SOURCE EXCERPT -
— begin —

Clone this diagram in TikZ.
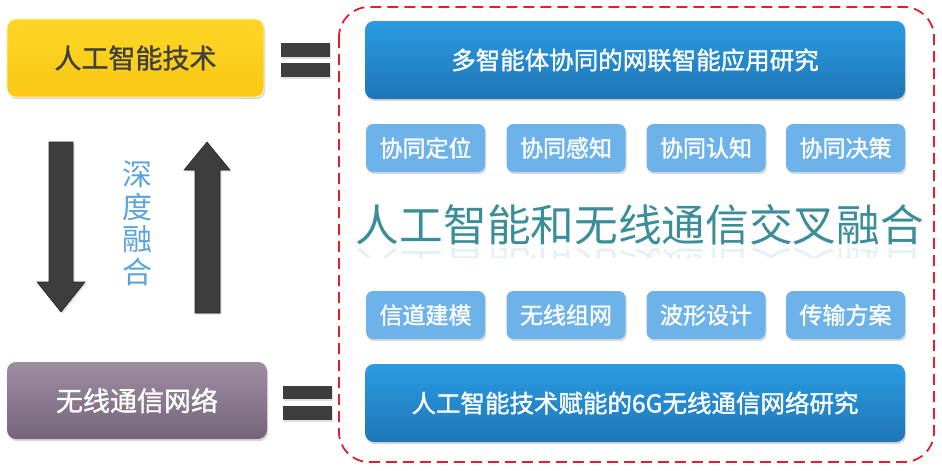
\documentclass[tikz,border=0pt]{standalone}
\usepackage{fontspec}
\setmainfont{Noto Sans CJK SC}
\newfontfamily\medfont{Noto Sans CJK SC}[FakeBold=1.3]
\usetikzlibrary{shadows,fadings}
\definecolor{yellowA}{HTML}{FFD626}
\definecolor{yellowB}{HTML}{F8C814}
\definecolor{purpA}{HTML}{9E8CA2}
\definecolor{purpB}{HTML}{75657B}
\definecolor{blueA}{HTML}{2A9CE2}
\definecolor{blueB}{HTML}{1F76B6}
\definecolor{lblue}{HTML}{6DB3EA}
\definecolor{darkg}{HTML}{3D3D3D}
\definecolor{txtg}{HTML}{404040}
\definecolor{dashred}{HTML}{E0202C}
\definecolor{tealt}{HTML}{3B8E99}
\definecolor{fusec}{HTML}{5BA4DA}
\tikzset{
  boxbase/.style={rounded corners=9pt, inner sep=0pt,
    drop shadow={opacity=0.3, shadow xshift=1.2pt, shadow yshift=-2.2pt}},
  ybox/.style={boxbase, top color=yellowA, bottom color=yellowB, draw=white!70!yellowA, line width=0.8pt,
    text=txtg, minimum width=257pt, minimum height=78pt, font=\medfont\fontsize{27}{27}\selectfont},
  pbox/.style={boxbase, top color=purpA, bottom color=purpB,
    text=white, minimum width=260pt, minimum height=77pt, font=\medfont\fontsize{27}{27}\selectfont},
  bbox/.style={boxbase, top color=blueA, bottom color=blueB,
    text=white, minimum width=540pt, minimum height=78pt, font=\medfont\fontsize{24.5}{24.5}\selectfont},
  sbox/.style={boxbase, rounded corners=7pt, fill=lblue,
    text=white, minimum width=119pt, minimum height=48pt, font=\medfont\fontsize{23}{23}\selectfont},
  eqbar/.style={fill=darkg, drop shadow={opacity=0.25, shadow xshift=1pt, shadow yshift=-1.5pt}},
  bigarrow/.style={fill=darkg, draw=black!85, line width=0.6pt,
    drop shadow={opacity=0.25, shadow xshift=1.5pt, shadow yshift=-1.5pt}},
  titlefont/.style={font=\fontsize{43.7}{43.7}\selectfont, text=tealt, inner sep=0pt}
}
\begin{document}
\begin{tikzpicture}[x=1pt,y=-1pt]
\useasboundingbox (0,0) rectangle (942,471);
% left boxes
\node[ybox] (ai) at (135.5,58) {人工智能技术};
\node[pbox] (wn) at (137,400.5) {无线通信网络};
% equals signs
\fill[eqbar] (281,43) rectangle (330,57);
\fill[eqbar] (281,63) rectangle (330,77);
\fill[eqbar] (283,386) rectangle (332,399);
\fill[eqbar] (283,406) rectangle (332,420);
% arrows
\path[bigarrow] (49,142) -- (73,142) -- (73,282) -- (85,282) -- (61,312) -- (37,282) -- (49,282) -- cycle;
\path[bigarrow] (195,313) -- (220,313) -- (220,170) -- (230,170) -- (207,142) -- (184,170) -- (195,170) -- cycle;
\node[font=\fontsize{30}{32.5}\selectfont, text=fusec, align=center, inner sep=0pt] (fuse) at (137,223) {深\\度\\融\\合};
% dashed frame
\draw[dashred, line width=1.8pt, dash pattern=on 11pt off 6pt, rounded corners=30pt] (339,7) rectangle (934,462);
% blue boxes
\node[bbox] (top) at (635,60) {多智能体协同的网联智能应用研究};
\node[bbox] (bot) at (635,403) {人工智能技术赋能的6G无线通信网络研究};
% small boxes
\node[sbox] (s1) at (425.5,148) {协同定位};
\node[sbox] (s2) at (566,148) {协同感知};
\node[sbox] (s3) at (706,148) {协同认知};
\node[sbox] (s4) at (845.5,148) {协同决策};
\node[sbox] (t1) at (425.5,315) {信道建模};
\node[sbox] (t2) at (566,315) {无线组网};
\node[sbox] (t3) at (706,315) {波形设计};
\node[sbox] (t4) at (845.5,315) {传输方案};
% title with reflection
\node[titlefont] (title) at (640,224.5) {人工智能和无线通信交叉融合};
\begin{scope}
\clip (345,246) rectangle (930,257);
\node[titlefont, yscale=-1, transform shape, opacity=0.12] (titlerefl) at (640,268.5) {人工智能和无线通信交叉融合};
\end{scope}
\end{tikzpicture}
\end{document}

— end —

TASK INSTRUCTIONS - Repeat the data in full and exactly. Omit pictures.

ANSWER TO THIS PROBLEM -
Clone this diagram in TikZ.
\documentclass[tikz,border=0pt]{standalone}
\usepackage{fontspec}
\setmainfont{Noto Sans CJK SC}
\newfontfamily\medfont{Noto Sans CJK SC}[FakeBold=1.3]
\usetikzlibrary{shadows,fadings}
\definecolor{yellowA}{HTML}{FFD626}
\definecolor{yellowB}{HTML}{F8C814}
\definecolor{purpA}{HTML}{9E8CA2}
\definecolor{purpB}{HTML}{75657B}
\definecolor{blueA}{HTML}{2A9CE2}
\definecolor{blueB}{HTML}{1F76B6}
\definecolor{lblue}{HTML}{6DB3EA}
\definecolor{darkg}{HTML}{3D3D3D}
\definecolor{txtg}{HTML}{404040}
\definecolor{dashred}{HTML}{E0202C}
\definecolor{tealt}{HTML}{3B8E99}
\definecolor{fusec}{HTML}{5BA4DA}
\tikzset{
  boxbase/.style={rounded corners=9pt, inner sep=0pt,
    drop shadow={opacity=0.3, shadow xshift=1.2pt, shadow yshift=-2.2pt}},
  ybox/.style={boxbase, top color=yellowA, bottom color=yellowB, draw=white!70!yellowA, line width=0.8pt,
    text=txtg, minimum width=257pt, minimum height=78pt, font=\medfont\fontsize{27}{27}\selectfont},
  pbox/.style={boxbase, top color=purpA, bottom color=purpB,
    text=white, minimum width=260pt, minimum height=77pt, font=\medfont\fontsize{27}{27}\selectfont},
  bbox/.style={boxbase, top color=blueA, bottom color=blueB,
    text=white, minimum width=540pt, minimum height=78pt, font=\medfont\fontsize{24.5}{24.5}\selectfont},
  sbox/.style={boxbase, rounded corners=7pt, fill=lblue,
    text=white, minimum width=119pt, minimum height=48pt, font=\medfont\fontsize{23}{23}\selectfont},
  eqbar/.style={fill=darkg, drop shadow={opacity=0.25, shadow xshift=1pt, shadow yshift=-1.5pt}},
  bigarrow/.style={fill=darkg, draw=black!85, line width=0.6pt,
    drop shadow={opacity=0.25, shadow xshift=1.5pt, shadow yshift=-1.5pt}},
  titlefont/.style={font=\fontsize{43.7}{43.7}\selectfont, text=tealt, inner sep=0pt}
}
\begin{document}
\begin{tikzpicture}[x=1pt,y=-1pt]
\useasboundingbox (0,0) rectangle (942,471);
% left boxes
\node[ybox] (ai) at (135.5,58) {人工智能技术};
\node[pbox] (wn) at (137,400.5) {无线通信网络};
% equals signs
\fill[eqbar] (281,43) rectangle (330,57);
\fill[eqbar] (281,63) rectangle (330,77);
\fill[eqbar] (283,386) rectangle (332,399);
\fill[eqbar] (283,406) rectangle (332,420);
% arrows
\path[bigarrow] (49,142) -- (73,142) -- (73,282) -- (85,282) -- (61,312) -- (37,282) -- (49,282) -- cycle;
\path[bigarrow] (195,313) -- (220,313) -- (220,170) -- (230,170) -- (207,142) -- (184,170) -- (195,170) -- cycle;
\node[font=\fontsize{30}{32.5}\selectfont, text=fusec, align=center, inner sep=0pt] (fuse) at (137,223) {深\\度\\融\\合};
% dashed frame
\draw[dashred, line width=1.8pt, dash pattern=on 11pt off 6pt, rounded corners=30pt] (339,7) rectangle (934,462);
% blue boxes
\node[bbox] (top) at (635,60) {多智能体协同的网联智能应用研究};
\node[bbox] (bot) at (635,403) {人工智能技术赋能的6G无线通信网络研究};
% small boxes
\node[sbox] (s1) at (425.5,148) {协同定位};
\node[sbox] (s2) at (566,148) {协同感知};
\node[sbox] (s3) at (706,148) {协同认知};
\node[sbox] (s4) at (845.5,148) {协同决策};
\node[sbox] (t1) at (425.5,315) {信道建模};
\node[sbox] (t2) at (566,315) {无线组网};
\node[sbox] (t3) at (706,315) {波形设计};
\node[sbox] (t4) at (845.5,315) {传输方案};
% title with reflection
\node[titlefont] (title) at (640,224.5) {人工智能和无线通信交叉融合};
\begin{scope}
\clip (345,246) rectangle (930,257);
\node[titlefont, yscale=-1, transform shape, opacity=0.12] (titlerefl) at (640,268.5) {人工智能和无线通信交叉融合};
\end{scope}
\end{tikzpicture}
\end{document}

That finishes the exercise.